Return a copy of each line that holds the string "this".

+===+

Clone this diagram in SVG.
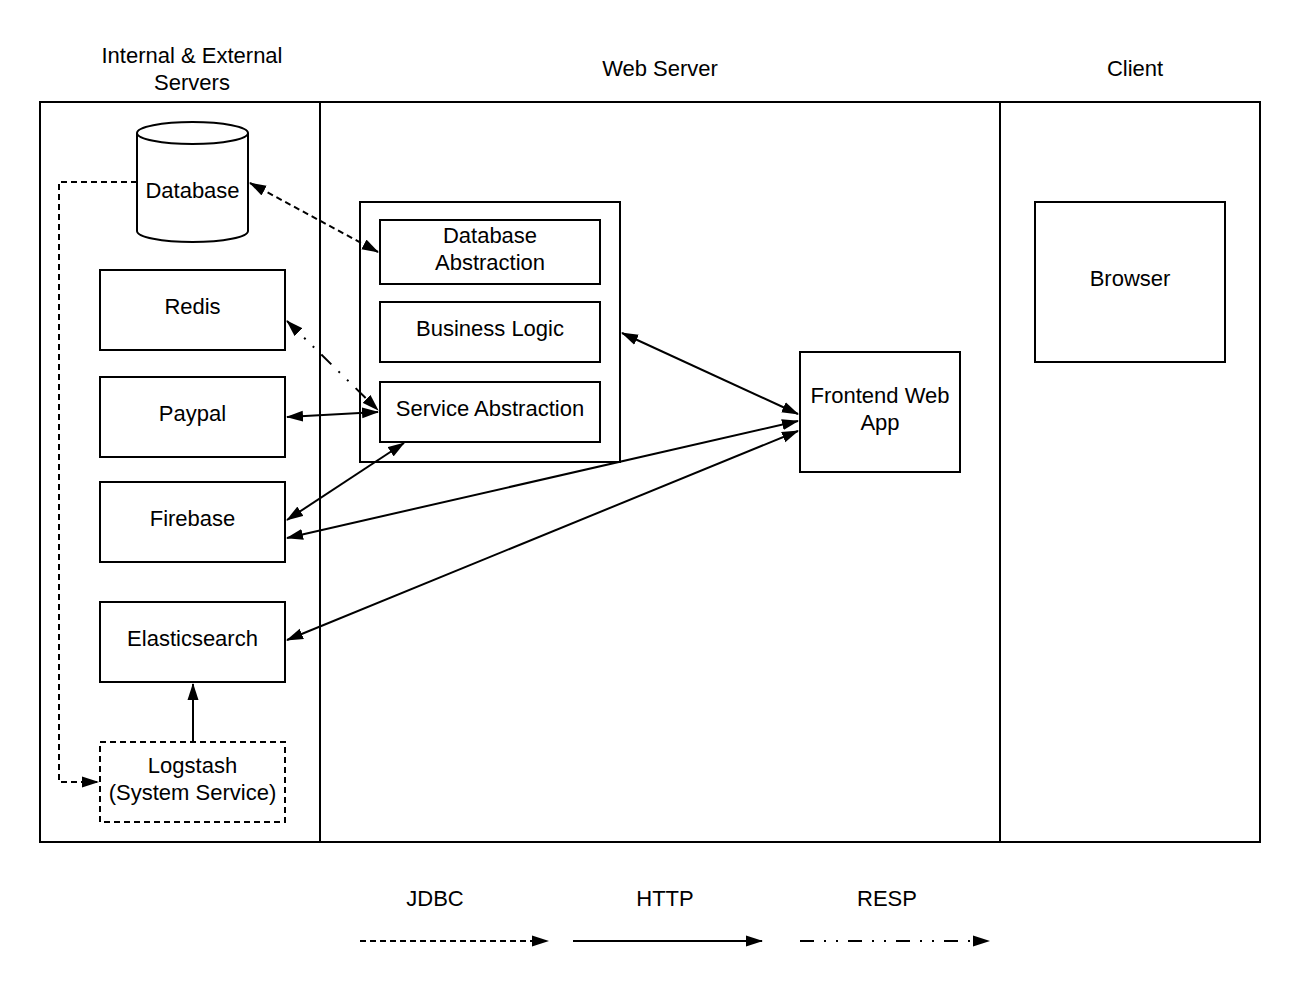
<svg xmlns="http://www.w3.org/2000/svg" width="1300" height="986" viewBox="0 0 1300 986">
<style>
  .b{fill:#fff;stroke:#000;stroke-width:2}
  .t{font-family:"Liberation Sans",Arial,sans-serif;font-size:22px;fill:#000;text-anchor:middle}
  .c{fill:none;stroke:#000;stroke-width:2}
  .jdbc{stroke-dasharray:6 4}
  .resp{stroke-dasharray:14 10 2 10 2 10}
</style>
<defs>
  <marker id="ah" viewBox="0 0 17 12" refX="16" refY="6" markerWidth="17" markerHeight="12" markerUnits="userSpaceOnUse" orient="auto-start-reverse">
    <path d="M0,0.5 L17,6 L0,11.5 z" fill="#000"/>
  </marker>
</defs>
<rect width="1300" height="986" fill="#fff"/>
<g id="headers">
  <text class="t" x="192" y="63">Internal &amp; External</text>
  <text class="t" x="192" y="90">Servers</text>
  <text class="t" x="660" y="76">Web Server</text>
  <text class="t" x="1135" y="76">Client</text>
</g>
<g id="frame">
  <rect class="b" x="40" y="102" width="1220" height="740"/>
  <line class="c" x1="320" y1="102" x2="320" y2="842"/>
  <line class="c" x1="1000" y1="102" x2="1000" y2="842"/>
</g>
<g id="database">
  <path class="b" d="M137,133 L137,231 A55.5,11 0 0 0 248,231 L248,133 A55.5,11 0 0 0 137,133 Z"/>
  <path class="c" d="M137,133 A55.5,11 0 0 0 248,133"/>
  <text class="t" x="192.5" y="198">Database</text>
</g>
<g id="redis"><rect class="b" x="100" y="270" width="185" height="80"/><text class="t" x="192.5" y="314">Redis</text></g>
<g id="paypal"><rect class="b" x="100" y="377" width="185" height="80"/><text class="t" x="192.5" y="421">Paypal</text></g>
<g id="firebase"><rect class="b" x="100" y="482" width="185" height="80"/><text class="t" x="192.5" y="526">Firebase</text></g>
<g id="elasticsearch"><rect class="b" x="100" y="602" width="185" height="80"/><text class="t" x="192.5" y="646">Elasticsearch</text></g>
<g id="logstash"><rect class="b jdbc" x="100" y="742" width="185" height="80"/><text class="t" x="192.5" y="773">Logstash</text><text class="t" x="192.5" y="800">(System Service)</text></g>
<g id="webapp-container"><rect class="b" x="360" y="202" width="260" height="260"/></g>
<g id="db-abstraction"><rect class="b" x="380" y="220" width="220" height="64"/><text class="t" x="490" y="243">Database</text><text class="t" x="490" y="270">Abstraction</text></g>
<g id="business-logic"><rect class="b" x="380" y="302" width="220" height="60"/><text class="t" x="490" y="336">Business Logic</text></g>
<g id="service-abstraction"><rect class="b" x="380" y="382" width="220" height="60"/><text class="t" x="490" y="416">Service Abstraction</text></g>
<g id="frontend"><rect class="b" x="800" y="352" width="160" height="120"/><text class="t" x="880" y="403">Frontend Web</text><text class="t" x="880" y="430">App</text></g>
<g id="browser"><rect class="b" x="1035" y="202" width="190" height="160"/><text class="t" x="1130" y="286">Browser</text></g>
<g id="connectors">
  <line class="c jdbc" x1="250" y1="183" x2="378" y2="252" marker-start="url(#ah)" marker-end="url(#ah)"/>
  <line class="c resp" x1="287" y1="321" x2="378" y2="410" marker-start="url(#ah)" marker-end="url(#ah)"/>
  <line class="c" x1="287" y1="417" x2="378" y2="412" marker-start="url(#ah)" marker-end="url(#ah)"/>
  <line class="c" x1="404" y1="443" x2="287" y2="520" marker-start="url(#ah)" marker-end="url(#ah)"/>
  <line class="c" x1="622" y1="333" x2="798" y2="414" marker-start="url(#ah)" marker-end="url(#ah)"/>
  <line class="c" x1="798" y1="421" x2="287" y2="538" marker-start="url(#ah)" marker-end="url(#ah)"/>
  <line class="c" x1="798" y1="431" x2="287" y2="640" marker-start="url(#ah)" marker-end="url(#ah)"/>
  <line class="c" x1="193" y1="742" x2="193" y2="684" marker-end="url(#ah)"/>
  <polyline class="c jdbc" points="137,182 59,182 59,782 98,782" marker-end="url(#ah)"/>
</g>
<g id="legend">
  <text class="t" x="435" y="906">JDBC</text>
  <text class="t" x="665" y="906">HTTP</text>
  <text class="t" x="887" y="906">RESP</text>
  <line class="c jdbc" x1="360" y1="941" x2="548" y2="941" marker-end="url(#ah)"/>
  <line class="c" x1="573" y1="941" x2="762" y2="941" marker-end="url(#ah)"/>
  <line class="c resp" x1="800" y1="941" x2="989" y2="941" marker-end="url(#ah)"/>
</g>
</svg>
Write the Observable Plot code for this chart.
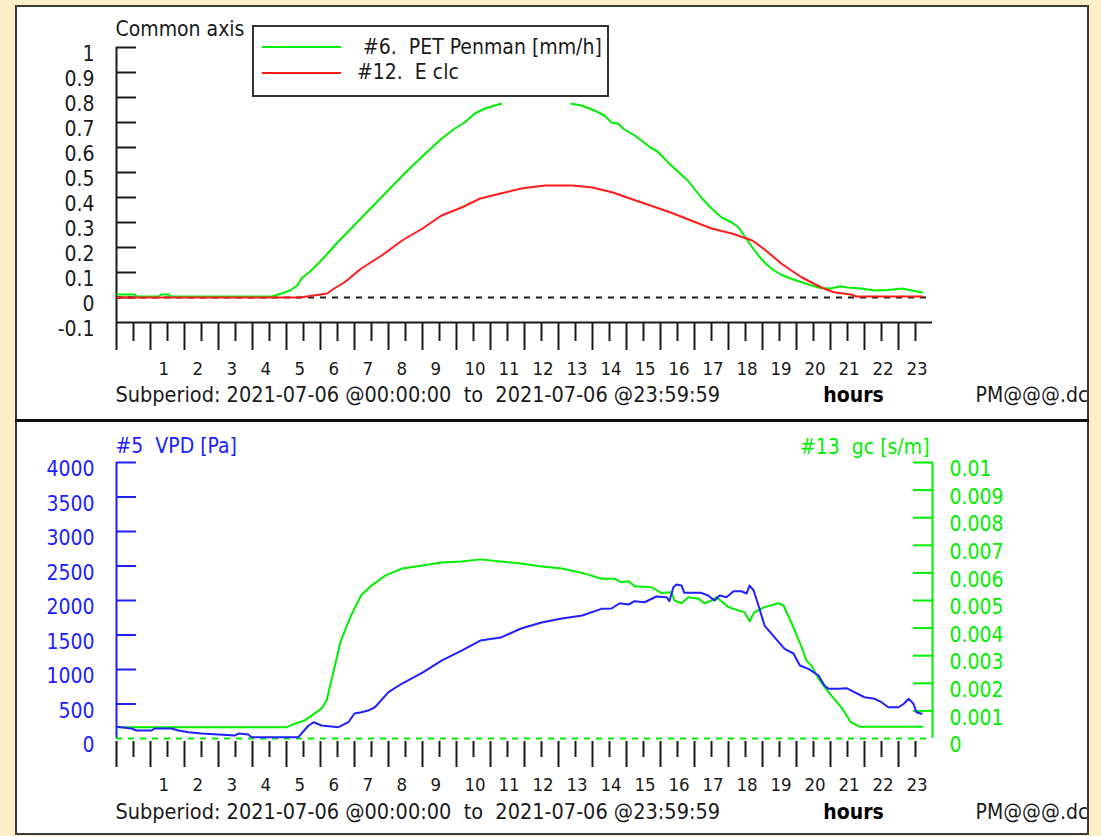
<!DOCTYPE html>
<html>
<head>
<meta charset="utf-8">
<script src="https://cdn.jsdelivr.net/npm/d3@7"></script>
<script src="https://cdn.jsdelivr.net/npm/@observablehq/plot@0.6"></script>
<style>
  html, body { margin: 0; padding: 0; }
  body { width: 1101px; height: 836px; background: #fdf0c8; position: relative; overflow: hidden;
         font-family: "DejaVu Sans Condensed", "DejaVu Sans", sans-serif; font-stretch: condensed; }
  #panel { position: absolute; left: 15px; top: 5px; width: 1074px; height: 830px; box-sizing: border-box;
           border: 2px solid #3a3a3a; background: #fff; overflow: hidden; }
  .plotbox { position: absolute; left: -17px; }
  #sep { position: absolute; left: 15px; top: 419px; width: 1074px; height: 3px; background: #111; }
  #legend { position: absolute; left: 252px; top: 25px; width: 357px; height: 72px; box-sizing: border-box;
            border: 2px solid #333; background: #fff; }
  #legend .sw { position: absolute; left: 8px; width: 79px; height: 2px; }
  #legend .lt { position: absolute; font-size: 21px; line-height: 21px; white-space: pre; color: #1a1a1a; }
</style>
</head>
<body>
<div id="panel">
  <div class="plotbox" id="topbox" style="top:-7px"></div>
  <div class="plotbox" id="botbox" style="top:413px"></div>
</div>
<div id="sep"></div>
<div id="legend">
  <div class="sw" style="top:19px;background:#00ee00"></div>
  <div class="lt" style="left:109px;top:10px">#6.  PET Penman [mm/h]</div>
  <div class="sw" style="top:45px;background:#ff1c1c"></div>
  <div class="lt" style="left:103px;top:35px">#12.  E clc</div>
</div>
<script>
// ---------- data ----------
// Top panel: #6 PET Penman [mm/h]
const petHours = [-0.47, 0.03, 0.09, 0.74, 0.82, 1.03, 1.12, 2.0, 3.0, 4.06, 4.35, 4.6, 4.82, 4.94, 5.2, 5.5, 5.8, 6.0,
  6.5, 7.0, 7.5, 8.0, 8.5, 9.06, 9.44, 9.74, 10.03, 10.32, 10.62, 10.82, 11.5, 12.3, 12.88, 13.18, 13.56, 13.85, 14.06,
  14.26, 14.41, 14.74, 14.94, 15.2, 15.4, 15.8, 16.3, 16.7, 17.0, 17.3, 17.6, 17.8, 18.0, 18.2, 18.4, 18.6, 18.8,
  19.06, 19.35, 19.65, 19.9, 20.2, 20.5, 20.8, 21.0, 21.4, 21.8, 22.2, 22.6, 22.9, 23.2];
const petMm = [0.012, 0.012, 0.004, 0.004, 0.012, 0.012, 0.004, 0.004, 0.004, 0.004, 0.016, 0.028, 0.048, 0.076, 0.105,
  0.145, 0.19, 0.22, 0.29, 0.36, 0.43, 0.5, 0.565, 0.635, 0.675, 0.70, 0.735, 0.755, 0.768, 0.775, null, null, 0.775,
  0.768, 0.748, 0.728, 0.70, 0.695, 0.675, 0.648, 0.628, 0.60, 0.585, 0.53, 0.468, 0.40, 0.356, 0.32, 0.30, 0.28, 0.24,
  0.20, 0.165, 0.135, 0.112, 0.09, 0.075, 0.061, 0.05, 0.038, 0.036, 0.045, 0.04, 0.036, 0.028, 0.03, 0.036, 0.028, 0.02];
// Top panel: #12 E clc
const eHours = [-0.47, 4.9, 5.3, 5.7, 5.9, 6.2, 6.7, 7.3, 7.9, 8.5, 9.06, 9.65, 10.2, 10.8, 11.4, 12.1, 12.9, 13.5, 14.1,
  14.6, 15.2, 15.8, 16.4, 17.0, 17.6, 18.2, 18.6, 19.06, 19.35, 19.65, 20.0, 20.3, 20.6, 21.1, 21.25, 23.2];
const eMm = [0, 0, 0.008, 0.016, 0.036, 0.06, 0.116, 0.168, 0.228, 0.276, 0.328, 0.36, 0.396, 0.416, 0.436, 0.448, 0.448,
  0.44, 0.42, 0.396, 0.368, 0.34, 0.308, 0.276, 0.256, 0.228, 0.188, 0.135, 0.108, 0.081, 0.056, 0.036, 0.021, 0.012,
  0.004, 0.004];
// Bottom panel: #5 VPD [Pa]
const vpdHours = [-0.5, -0.06, 0.09, 0.53, 0.62, 1.12, 1.32, 1.62, 2.0, 2.5, 2.97, 3.09, 3.38, 3.47, 4.35, 4.85, 4.94,
  5.15, 5.3, 5.53, 6.03, 6.32, 6.5, 6.7, 6.9, 7.1, 7.5, 7.9, 8.5, 9.06, 9.65, 10.2, 10.8, 11.4, 12.0, 12.6, 13.2, 13.76,
  14.06, 14.3, 14.56, 14.74, 15.03, 15.38, 15.68, 15.76, 15.88, 15.97, 16.12, 16.2, 16.7, 16.9, 17.09, 17.24, 17.44,
  17.65, 17.88, 18.03, 18.12, 18.24, 18.38, 18.56, 18.85, 19.15, 19.41, 19.6, 19.85, 20.15, 20.32, 20.44, 20.74, 20.97,
  21.1, 21.5, 21.8, 22.0, 22.2, 22.5, 22.65, 22.8, 22.94, 23.03, 23.18];
const vpdPa = [170, 145, 116, 116, 145, 145, 116, 91, 72, 58, 43, 72, 58, 19, 19, 19, 72, 188, 236, 188, 164, 236, 362,
  381, 405, 453, 671, 797, 956, 1130, 1275, 1420, 1463, 1594, 1680, 1739, 1782, 1879, 1884, 1960, 1942, 1990, 1975, 2058,
  2047, 1990, 2192, 2231, 2217, 2111, 2111, 2072, 2000, 2072, 2047, 2134, 2134, 2101, 2217, 2145, 1927, 1637, 1468, 1300,
  1232, 1058, 1010, 913, 768, 720, 720, 729, 696, 598, 575, 526, 453, 453, 500, 575, 503, 381, 358];
// Bottom panel: #13 gc [s/m]
const gcHours = [-0.5, 4.5, 4.73, 5.03, 5.32, 5.53, 5.68, 5.82, 6.1, 6.4, 6.7, 7.0, 7.4, 7.9, 8.5, 9.06, 9.65, 10.2, 10.8,
  11.4, 12.0, 12.6, 13.2, 13.76, 14.15, 14.35, 14.56, 14.74, 15.24, 15.53, 15.82, 15.91, 16.12, 16.32, 16.62, 16.79,
  17.0, 17.15, 17.5, 17.79, 17.97, 18.12, 18.26, 18.56, 18.97, 19.12, 19.41, 19.65, 19.79, 19.94, 20.15, 20.44, 20.82,
  21.1, 21.35, 23.2];
const gcSm = [0.00041, 0.00041, 0.00053, 0.00065, 0.0009, 0.00108, 0.00138, 0.0021, 0.00355, 0.00446, 0.0052, 0.00554,
  0.0059, 0.00616, 0.00627, 0.00638, 0.00641, 0.00649, 0.00641, 0.00634, 0.00623, 0.00616, 0.006, 0.00579, 0.00579,
  0.00566, 0.0057, 0.00552, 0.00548, 0.00527, 0.0053, 0.005, 0.0049, 0.00512, 0.00506, 0.0049, 0.005, 0.00512, 0.00476,
  0.00464, 0.00458, 0.00425, 0.00458, 0.00476, 0.0049, 0.00482, 0.00403, 0.00331, 0.00283, 0.00264, 0.00216, 0.00168,
  0.00113, 0.00059, 0.00043, 0.00043];

// ---------- ticks & labels ----------
const hourTicks = [0, 1, 2, 3, 4, 5, 6, 7, 8, 9, 10, 11, 12, 13, 14, 15, 16, 17, 18, 19, 20, 21, 22, 23];
const hourLabels = [1, 2, 3, 4, 5, 6, 7, 8, 9, 10, 11, 12, 13, 14, 15, 16, 17, 18, 19, 20, 21, 22, 23];
const commonTicks = [-0.1, 0, 0.1, 0.2, 0.3, 0.4, 0.5, 0.6, 0.7, 0.8, 0.9, 1];
const vpdTicks = [0, 500, 1000, 1500, 2000, 2500, 3000, 3500, 4000];
const gcTicks = [0, 0.001, 0.002, 0.003, 0.004, 0.005, 0.006, 0.007, 0.008, 0.009, 0.01];
const subperiod = "Subperiod: 2021-07-06 @00:00:00  to  2021-07-06 @23:59:59";
const xTitle = "hours";
const fileTag = "PM@@@.dc";
const topTitle = "Common axis";
const vpdTitle = "#5  VPD [Pa]";
const gcTitle = "#13  gc [s/m]";

// ---------- styling ----------
const FONT = '"DejaVu Sans Condensed","DejaVu Sans",sans-serif';
const ink = "#1a1a1a", grn = "#00ee00", red = "#ff1c1c", blu = "#2020ff";
const K = 4000 / 0.01; // gc mapped onto the VPD scale (right axis 0..0.01 ↔ 0..4000)
const fmt = d => String(+(+d).toFixed(4));
const longTicks = hourTicks.map(h => h - 0.5);
const baseStyle = {fontFamily: FONT, fontStretch: "condensed", fontSize: "21px", background: "transparent",
  maxWidth: "none", overflow: "visible"};

const pet = petHours.map((h, i) => ({h, v: petMm[i]}));
const eclc = eHours.map((h, i) => ({h, v: eMm[i]}));
const vpd = vpdHours.map((h, i) => ({h, v: vpdPa[i]}));
const gc = gcHours.map((h, i) => ({h, v: gcSm[i]}));

function xAxes(color, dy) {
  return [
    Plot.axisX(longTicks, {anchor: "bottom", tickSize: dy ? 26 : 28, dy, fill: "none", stroke: color, strokeWidth: 2, label: null}),
    Plot.axisX(hourTicks, {anchor: "bottom", tickSize: dy ? 16 : 19, dy, fill: "none", stroke: color, strokeWidth: 2, label: null}),
    Plot.axisX(hourLabels, {anchor: "bottom", tickSize: 0, tickPadding: 39, textAnchor: "start", dx: -9, fill: color,
      label: null, fontSize: 18.5})
  ];
}
function footer(dy) {
  return [
    Plot.text([subperiod], {frameAnchor: "bottom-left", lineAnchor: "middle", dx: -1, dy, textAnchor: "start", fill: ink, fontSize: 21.5}),
    Plot.text([xTitle], {frameAnchor: "bottom-right", lineAnchor: "middle", dx: -79, dy, textAnchor: "middle", fontWeight: "bold", fill: "#000"}),
    Plot.text([fileTag], {frameAnchor: "bottom-right", lineAnchor: "middle", dx: 43, dy, textAnchor: "start", fill: ink})
  ];
}

const topPlot = Plot.plot({
  width: 1101, height: 420,
  marginLeft: 116, marginRight: 169, marginTop: 47, marginBottom: 98,
  x: {domain: [-0.5, 23.5]},
  y: {domain: [-0.1, 1]},
  style: baseStyle,
  marks: [
    Plot.ruleX([-0.5], {stroke: ink, strokeWidth: 2}),
    Plot.ruleY([-0.1], {stroke: ink, strokeWidth: 2}),
    Plot.axisY(commonTicks.filter(v => v > -0.1), {anchor: "left", tickSize: 20, dx: 20, fill: "none", stroke: ink, strokeWidth: 2, label: null}),
    Plot.axisY(commonTicks, {anchor: "left", tickSize: 0, tickPadding: 22, dy: 7, tickFormat: fmt, fill: ink, label: null}),
    ...xAxes(ink, 0),
    Plot.ruleY([0], {stroke: ink, strokeWidth: 2, strokeDasharray: "6,6"}),
    Plot.line(pet, {x: "h", y: "v", stroke: grn, strokeWidth: 2}),
    Plot.line(eclc, {x: "h", y: "v", stroke: red, strokeWidth: 2}),
    Plot.text([topTitle], {frameAnchor: "top-left", lineAnchor: "middle", dx: -1, dy: -18, textAnchor: "start", fill: ink}),
    ...footer(73)
  ]
});
document.getElementById("topbox").append(topPlot);

const botPlot = Plot.plot({
  width: 1101, height: 416,
  marginLeft: 116, marginRight: 169, marginTop: 42, marginBottom: 98,
  x: {domain: [-0.5, 23.5]},
  y: {domain: [0, 4000]},
  style: baseStyle,
  marks: [
    Plot.ruleX([-0.5], {stroke: blu, strokeWidth: 2}),
    Plot.ruleX([23.5], {stroke: grn, strokeWidth: 2}),
    Plot.axisY(vpdTicks.filter(v => v > 0), {anchor: "left", tickSize: 20, dx: 20, fill: "none", stroke: blu, strokeWidth: 2, label: null}),
    Plot.axisY(vpdTicks, {anchor: "left", tickSize: 0, tickPadding: 22, dy: 7, tickFormat: fmt, fill: blu, label: null}),
    Plot.axisY(gcTicks.filter(v => v > 0).map(v => v * K), {anchor: "right", tickSize: 20, dx: -20, fill: "none", stroke: grn, strokeWidth: 2, label: null}),
    Plot.axisY(gcTicks.map(v => v * K), {anchor: "right", tickSize: 0, tickPadding: 17, dy: 7, tickFormat: d => fmt(d / K), fill: grn, label: null}),
    ...xAxes(ink, 3),
    Plot.ruleY([0], {stroke: grn, strokeWidth: 2, strokeDasharray: "6,6"}),
    Plot.line(gc, {x: "h", y: d => d.v * K, stroke: grn, strokeWidth: 2}),
    Plot.line(vpd, {x: "h", y: "v", stroke: blu, strokeWidth: 2}),
    Plot.text([vpdTitle], {frameAnchor: "top-left", lineAnchor: "middle", dx: -1, dy: -16, textAnchor: "start", fill: blu}),
    Plot.text([gcTitle], {frameAnchor: "top-right", lineAnchor: "middle", dx: -3, dy: -15, textAnchor: "end", fill: grn}),
    ...footer(74)
  ]
});
document.getElementById("botbox").append(botPlot);
</script>
</body>
</html>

+===+

[Full output]
Clone this diagram in SVG.
Write the Observable Plot code for this chart.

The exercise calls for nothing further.